Mick: During the whole thing, I mean I really wish there was someone that could do a lot of this. Cause there's a lot of donkey work making records, you know. You hear about bands making... spending 2 years making (records.) A lot of it is donkey work 'cause what you do is a really stupid way of making records. Instead of going in with 10 songs saying, These are the 10 songs we all know and like, you know - they're all rehearsed, great, fantastic, here they come... (Again we did) 30! - it's like making a movie. And so... and then you start, Oh, I wish we could use that one!, and Ronnie's going, What about that one? (laughs) ... And so you wither it down from 30 down to 10 and it's a very slow process...
Ron: (Jokes) And there's guitar lessons for Mick, you know. They take weeks and weeks....

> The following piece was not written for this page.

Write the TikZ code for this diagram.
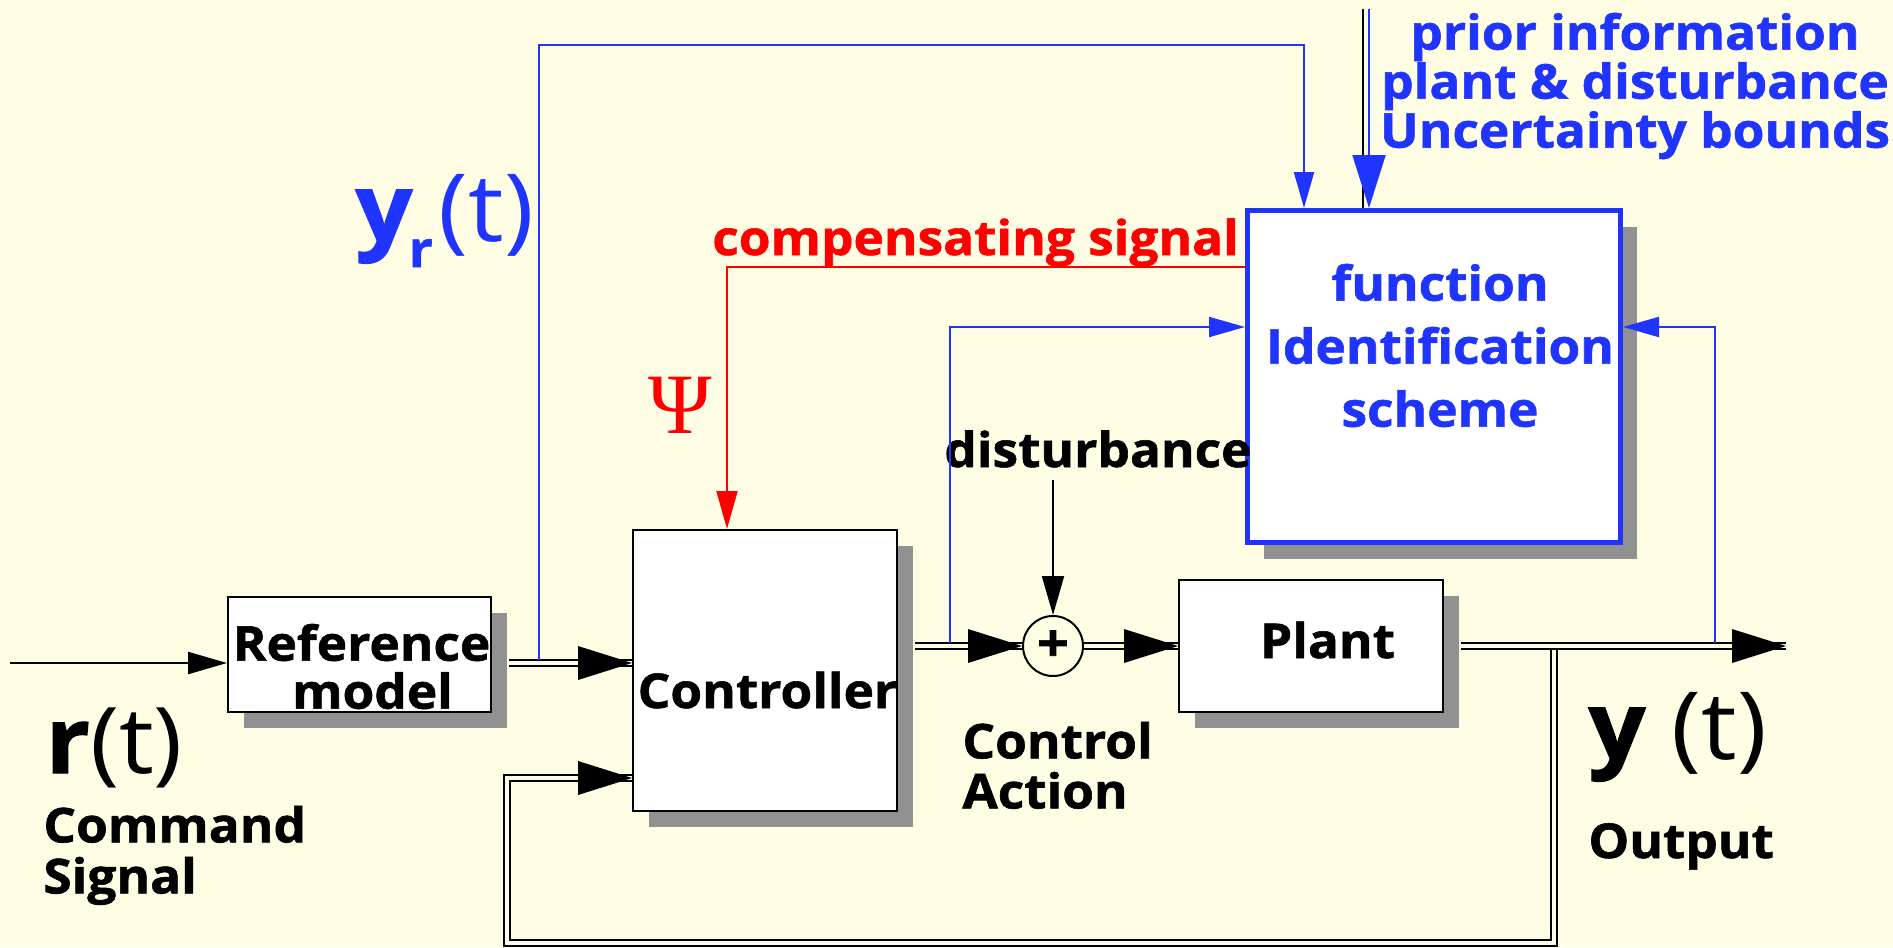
\documentclass[tikz,border=0pt]{standalone}
\usepackage{fontspec}
\setmainfont{Open Sans}[FakeStretch=1.07, BoldFeatures={FakeBold=1.2}]
\newfontfamily\psifont{Liberation Serif}
\usetikzlibrary{arrows.meta,calc,shadows,decorations.markings}

\definecolor{bgcol}{RGB}{255,253,228}
\definecolor{idblue}{RGB}{32,52,255}
\definecolor{shadowgray}{RGB}{145,145,145}

\tikzset{
  blockbox/.style={draw=black, line width=1pt, fill=white, inner sep=0pt,
    drop shadow={shadow xshift=8pt, shadow yshift=-8pt, fill=shadowgray, opacity=1}},
  lbl/.style={inner sep=0pt, font=\fontsize{24}{#1}\selectfont\bfseries},
  lbl/.default=24,
  dbl/.style={draw=black, line width=1pt, double=bgcol, double distance=1.6pt, line join=miter},
  dblarr/.style={dbl, postaction={draw=none, decorate, decoration={markings,
    mark=at position 1 with {\fill[black] (0pt,0pt) -- (-27pt,8.5pt) -- (-27pt,-8.5pt) -- cycle;}}}},
  thinarr/.style={draw=black, line width=1.2pt, -{Triangle[length=19.5pt,width=11pt]}},
  bluearr/.style={draw=idblue, line width=1pt, -{Triangle[length=18pt,width=10pt]}},
  redarr/.style={draw=red, line width=1pt, -{Triangle[length=19pt,width=10.5pt]}},
  priorarr/.style={draw=idblue, line width=1pt, -{Triangle[length=26.5pt,width=16.5pt]}}
}

\begin{document}
\begin{tikzpicture}[x=0.5pt,y=-0.5pt]
  \fill[bgcol] (0,0) rectangle (1893,947);
  \useasboundingbox (0,0) rectangle (1893,947);

  % blocks
  \node[blockbox, minimum width=131.5pt, minimum height=57.5pt] (refbox) at (359.5,654.5) {};
  \node[blockbox, minimum width=132pt, minimum height=140.5pt] (ctrl) at (765,670.5) {};
  \node[blockbox, minimum width=132pt, minimum height=66pt] (plant) at (1311,646) {};
  \node[blockbox, draw=idblue, line width=2.5pt, minimum width=186.5pt, minimum height=166pt] (ident) at (1434,376.5) {};
  \node[draw=black, circle, line width=1pt, fill=bgcol, minimum size=30pt, inner sep=0pt,
    font=\fontsize{26}{26}\selectfont\bfseries] (sum) at (1053,646) {+};

  % texts in the blocks
  \node[lbl, align=center, anchor=north] (reftxt) at (361.5,623.5) {Reference\\\hspace*{11pt}model};
  \node[lbl, anchor=base] (ctrltxt) at (767.5,708) {Controller};
  \node[lbl, anchor=base] (planttxt) at (1327.5,658) {Plant};
  \node[lbl=31.5, align=center, anchor=north, text=idblue] (identtxt) at (1440,263.5) {function\\Identification\\scheme};

  % signal labels
  \node[lbl=25.5, align=left, anchor=north west] (cmdtxt) at (43,805.5) {Command\\Signal};
  \node[lbl=25, align=left, anchor=north west] (acttxt) at (962,721.5) {Control\\Action};
  \node[lbl, anchor=base west] (outtxt) at (1588,858) {Output};
  \node[lbl, anchor=base west] (disttxt) at (944,467) {disturbance};
  \node[lbl, anchor=base west, text=red] (comptxt) at (712,255) {compensating signal};
  \node[lbl=24.5, align=center, anchor=north, text=idblue] (priortxt) at (1635,12.5)
    {prior information\\plant \& disturbance\\Uncertainty bounds};
  \node[anchor=base west, inner sep=0pt, text=red, font=\psifont\fontsize{43}{43}\selectfont] (psitxt) at (648,433) {Ψ};
  \node[anchor=base west, inner sep=0pt, font=\fontsize{46}{46}\selectfont] (rtxt) at (45,773) {\textbf{r}(t)};
  \node[anchor=base west, inner sep=0pt, text=idblue, font=\fontsize{47}{47}\selectfont] (yrtxt) at (355,241)
    {\textbf{y}\kern-2pt\lower13pt\hbox{\fontsize{25}{25}\selectfont\bfseries r}\kern3pt(t)};
  \node[anchor=base west, inner sep=0pt, font=\fontsize{47}{47}\selectfont] (ytxt) at (1588,759) {\textbf{y} (t)};

  % bends and free ends
  \coordinate (cin) at (10,663);
  \coordinate (jr) at (539,660);
  \coordinate (ytop) at (539,45);
  \coordinate (idA) at (1304,45);
  \coordinate (prior) at (1366,9);
  \coordinate (redx) at (727,267);
  \coordinate (idin) at (950,327);
  \coordinate (ju) at (950,643);
  \coordinate (dtop) at (1053,480);
  \coordinate (jo) at (1715,643);
  \coordinate (yout) at (1786,646);
  \coordinate (jf) at (1554,650);
  \coordinate (fb) at (507,943);
  \coordinate (fbin) at (507,778);

  % main loop
  \draw[thinarr] (cin) -- (cin -| refbox.west);
  \draw[dblarr] ($(refbox.east |- cin)+(17,0)$) -- (ctrl.west |- cin);
  \draw[dblarr] ($(ctrl.east |- sum)+(17,0)$) -- (sum.west);
  \draw[dblarr] (sum.east) -- (plant.west);
  \draw[dblarr] ($(plant.east)+(17,0)$) -- (yout);
  \draw[dblarr] (jf) |- (fb) -- (fbin) -- (ctrl.west |- fbin);
  \draw[thinarr, line width=1pt] (dtop) -- (sum.north);

  % identification loop
  \draw[bluearr] (jr) -- (ytop) -| (idA |- ident.north);
  \draw[bluearr] (ju) |- (ident.west |- idin);
  \draw[bluearr] (jo) |- (ident.east |- idin);
  \draw[redarr] (ident.west |- redx) -| (redx |- ctrl.north);
  \draw[line width=1pt] ($(prior)+(-3,0)$) -- ($(prior |- ident.north)+(-3,0)$);
  \draw[priorarr] ($(prior)+(3,0)$) -- ($(prior |- ident.north)+(3,0)$);
\end{tikzpicture}
\end{document}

- Mick Jagger & Ron Wood, 1980

(Mick and Keith) fought a lot during that album because Keith thought Mick was getting his way too much, and Keith had to fight for what he believed. Keith fights for his half of the Glimmer Twins.

- Chris Kimsey, 1981

It seemed like Keith and Mick were a little bit more polarized at that time. There wasn't quite the same vibe when everyone was gathered together as there had been in the Exile On Main Street days.

- Bobby Keys

(T)he tracks were too similar! That's why I screamed. I was the maniac on that album, always complaining, always going to battle. It's more difficult to get people to go along with certain ideas now because it's become such a fucking organization. If you're the odd one out who speaks out and says, Look, I know we can do that song better, they they turn around and say, Everybody loves it. And you end up being the agitator, the paranoiac, you know... What's HE on?

- Keith Richards, 1981



I think people are misinterpreting Emotional Rescue. It's just a lot of fun. A humorous, tongue-in-cheek record. It's not supposed to be taken seriously.

- Mick Jagger, 1980

English people hate it 'cause they say it's all disco. That's what they think it is, you see. It's just black music.

- Mick Jagger, 1980

(I)t doesn't (have the resonance of Some Girls). You know, Emotional Rescue is a lot of leftovers from Some Girls. Really.